» TASK BRIEF
Only the lines from the line containing "Output the web" to the line containing "var titleText = 'Gross", with both of those lines, are to be repeated exactly. Leave the images out.

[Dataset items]
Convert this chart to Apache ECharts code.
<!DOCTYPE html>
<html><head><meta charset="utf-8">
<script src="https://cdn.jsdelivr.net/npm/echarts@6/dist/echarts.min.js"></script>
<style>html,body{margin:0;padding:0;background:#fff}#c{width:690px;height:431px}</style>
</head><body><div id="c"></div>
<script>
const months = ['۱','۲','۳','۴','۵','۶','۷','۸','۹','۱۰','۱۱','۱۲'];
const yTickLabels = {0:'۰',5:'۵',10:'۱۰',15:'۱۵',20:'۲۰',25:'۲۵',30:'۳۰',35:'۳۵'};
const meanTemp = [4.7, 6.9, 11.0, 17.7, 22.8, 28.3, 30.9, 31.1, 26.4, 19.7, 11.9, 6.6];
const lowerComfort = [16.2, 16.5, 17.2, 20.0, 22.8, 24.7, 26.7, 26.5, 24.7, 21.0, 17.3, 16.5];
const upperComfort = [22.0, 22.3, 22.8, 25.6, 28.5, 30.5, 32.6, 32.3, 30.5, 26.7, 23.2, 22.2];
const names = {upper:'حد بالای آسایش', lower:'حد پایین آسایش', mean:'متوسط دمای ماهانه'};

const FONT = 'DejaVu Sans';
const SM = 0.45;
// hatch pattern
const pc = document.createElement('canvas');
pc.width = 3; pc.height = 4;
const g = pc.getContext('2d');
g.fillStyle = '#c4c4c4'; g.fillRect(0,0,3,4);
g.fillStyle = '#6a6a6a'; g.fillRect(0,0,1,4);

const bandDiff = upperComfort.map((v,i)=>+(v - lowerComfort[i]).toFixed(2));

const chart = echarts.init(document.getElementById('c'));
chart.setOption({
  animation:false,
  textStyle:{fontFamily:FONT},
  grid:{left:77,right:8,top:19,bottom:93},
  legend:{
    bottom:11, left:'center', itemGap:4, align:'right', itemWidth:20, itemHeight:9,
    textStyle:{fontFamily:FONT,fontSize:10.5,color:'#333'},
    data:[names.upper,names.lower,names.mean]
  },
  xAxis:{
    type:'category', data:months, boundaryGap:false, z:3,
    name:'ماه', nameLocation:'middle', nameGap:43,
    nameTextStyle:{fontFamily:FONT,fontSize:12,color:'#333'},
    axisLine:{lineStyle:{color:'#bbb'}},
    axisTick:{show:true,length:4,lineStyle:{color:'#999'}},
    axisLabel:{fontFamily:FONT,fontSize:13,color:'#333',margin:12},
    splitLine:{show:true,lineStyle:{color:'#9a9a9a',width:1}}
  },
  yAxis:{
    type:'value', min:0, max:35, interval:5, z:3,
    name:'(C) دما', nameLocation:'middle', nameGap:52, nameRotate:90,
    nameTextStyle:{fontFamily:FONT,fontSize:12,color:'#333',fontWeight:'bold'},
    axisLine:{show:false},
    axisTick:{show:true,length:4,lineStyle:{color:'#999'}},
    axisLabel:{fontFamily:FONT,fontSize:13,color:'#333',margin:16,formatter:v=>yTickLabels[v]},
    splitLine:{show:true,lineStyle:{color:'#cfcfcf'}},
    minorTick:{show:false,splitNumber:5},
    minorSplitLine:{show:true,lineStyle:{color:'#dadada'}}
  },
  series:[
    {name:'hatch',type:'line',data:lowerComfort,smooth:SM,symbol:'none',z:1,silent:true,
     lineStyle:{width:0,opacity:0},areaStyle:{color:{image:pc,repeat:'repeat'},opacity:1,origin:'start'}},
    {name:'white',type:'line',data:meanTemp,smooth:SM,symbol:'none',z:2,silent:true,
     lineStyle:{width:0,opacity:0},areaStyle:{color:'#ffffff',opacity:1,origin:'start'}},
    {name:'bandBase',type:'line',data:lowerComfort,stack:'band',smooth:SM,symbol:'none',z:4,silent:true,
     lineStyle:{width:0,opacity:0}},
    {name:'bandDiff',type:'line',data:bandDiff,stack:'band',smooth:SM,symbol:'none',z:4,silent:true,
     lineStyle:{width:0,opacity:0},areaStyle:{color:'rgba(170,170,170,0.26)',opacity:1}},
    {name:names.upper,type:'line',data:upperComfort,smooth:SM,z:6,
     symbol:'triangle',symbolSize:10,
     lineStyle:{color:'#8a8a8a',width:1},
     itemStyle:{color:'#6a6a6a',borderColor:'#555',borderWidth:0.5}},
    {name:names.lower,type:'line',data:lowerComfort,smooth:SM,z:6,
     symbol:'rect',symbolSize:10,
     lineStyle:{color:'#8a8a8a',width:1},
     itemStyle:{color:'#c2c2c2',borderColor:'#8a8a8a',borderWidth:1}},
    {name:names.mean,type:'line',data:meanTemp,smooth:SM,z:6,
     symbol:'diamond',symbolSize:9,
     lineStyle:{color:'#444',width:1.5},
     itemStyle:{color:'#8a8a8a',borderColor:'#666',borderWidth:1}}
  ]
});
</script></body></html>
---
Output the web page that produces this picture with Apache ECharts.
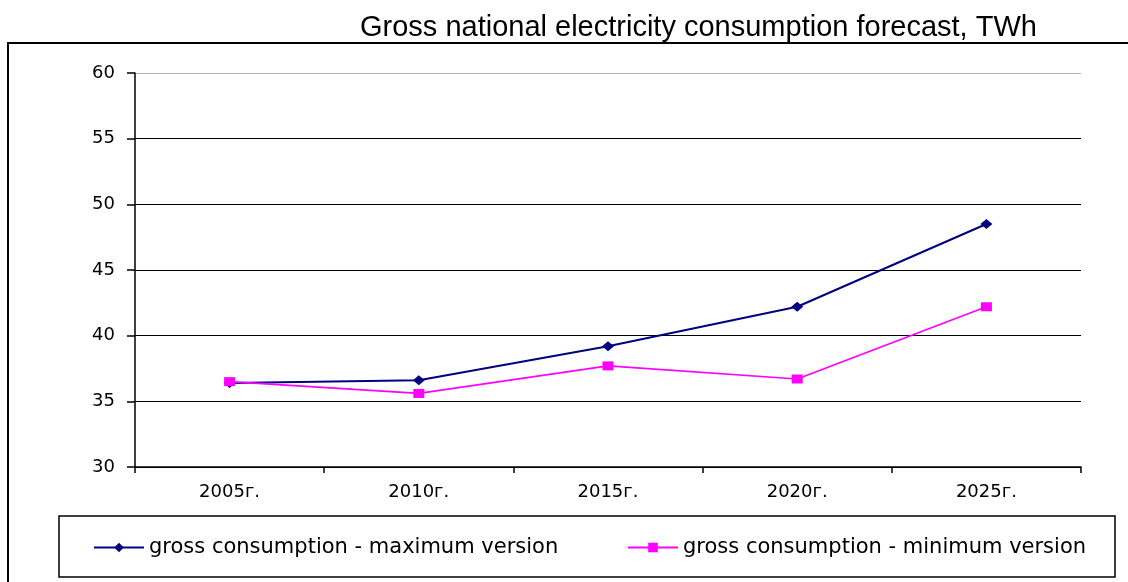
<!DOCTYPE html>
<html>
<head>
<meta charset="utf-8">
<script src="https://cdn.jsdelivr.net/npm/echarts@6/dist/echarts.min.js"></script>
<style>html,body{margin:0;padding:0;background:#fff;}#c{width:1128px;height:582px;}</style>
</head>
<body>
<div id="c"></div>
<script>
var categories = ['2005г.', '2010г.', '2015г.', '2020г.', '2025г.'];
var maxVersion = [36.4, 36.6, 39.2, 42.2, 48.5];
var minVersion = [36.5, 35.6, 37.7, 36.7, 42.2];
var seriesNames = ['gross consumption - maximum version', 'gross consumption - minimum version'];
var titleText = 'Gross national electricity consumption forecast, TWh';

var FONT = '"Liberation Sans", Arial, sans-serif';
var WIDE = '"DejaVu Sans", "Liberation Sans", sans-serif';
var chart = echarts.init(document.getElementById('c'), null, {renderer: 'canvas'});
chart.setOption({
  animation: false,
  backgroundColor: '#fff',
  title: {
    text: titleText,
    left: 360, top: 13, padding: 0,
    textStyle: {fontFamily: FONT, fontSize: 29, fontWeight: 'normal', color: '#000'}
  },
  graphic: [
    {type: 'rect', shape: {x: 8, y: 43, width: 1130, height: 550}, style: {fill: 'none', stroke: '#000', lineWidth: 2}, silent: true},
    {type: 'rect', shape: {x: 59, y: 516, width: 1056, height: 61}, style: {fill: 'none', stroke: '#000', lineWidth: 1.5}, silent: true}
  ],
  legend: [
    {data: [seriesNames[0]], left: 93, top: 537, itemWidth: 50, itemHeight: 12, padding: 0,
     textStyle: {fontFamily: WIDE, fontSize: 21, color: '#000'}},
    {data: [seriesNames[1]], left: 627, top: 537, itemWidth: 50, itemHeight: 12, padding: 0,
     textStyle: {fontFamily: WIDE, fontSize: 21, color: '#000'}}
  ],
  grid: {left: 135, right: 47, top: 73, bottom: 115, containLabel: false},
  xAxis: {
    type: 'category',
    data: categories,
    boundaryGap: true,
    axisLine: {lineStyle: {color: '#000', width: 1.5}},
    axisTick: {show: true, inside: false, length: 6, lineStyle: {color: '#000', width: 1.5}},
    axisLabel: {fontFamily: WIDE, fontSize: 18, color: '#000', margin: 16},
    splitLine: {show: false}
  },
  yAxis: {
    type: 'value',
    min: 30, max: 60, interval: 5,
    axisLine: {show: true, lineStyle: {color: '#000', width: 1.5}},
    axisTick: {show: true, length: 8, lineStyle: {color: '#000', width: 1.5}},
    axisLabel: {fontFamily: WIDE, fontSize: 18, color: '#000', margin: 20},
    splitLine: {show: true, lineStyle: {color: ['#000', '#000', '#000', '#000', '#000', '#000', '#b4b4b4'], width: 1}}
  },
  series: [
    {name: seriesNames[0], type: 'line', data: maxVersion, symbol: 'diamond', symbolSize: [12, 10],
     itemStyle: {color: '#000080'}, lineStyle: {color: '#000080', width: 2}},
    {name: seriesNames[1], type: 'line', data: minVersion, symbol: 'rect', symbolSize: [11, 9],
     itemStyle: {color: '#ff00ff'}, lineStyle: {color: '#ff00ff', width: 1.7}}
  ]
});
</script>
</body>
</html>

» CORRECT OUTPUT
Output the web page that produces this picture with Apache ECharts.
<!DOCTYPE html>
<html>
<head>
<meta charset="utf-8">
<script src="https://cdn.jsdelivr.net/npm/echarts@6/dist/echarts.min.js"></script>
<style>html,body{margin:0;padding:0;background:#fff;}#c{width:1128px;height:582px;}</style>
</head>
<body>
<div id="c"></div>
<script>
var categories = ['2005г.', '2010г.', '2015г.', '2020г.', '2025г.'];
var maxVersion = [36.4, 36.6, 39.2, 42.2, 48.5];
var minVersion = [36.5, 35.6, 37.7, 36.7, 42.2];
var seriesNames = ['gross consumption - maximum version', 'gross consumption - minimum version'];
var titleText = 'Gross national electricity consumption forecast, TWh';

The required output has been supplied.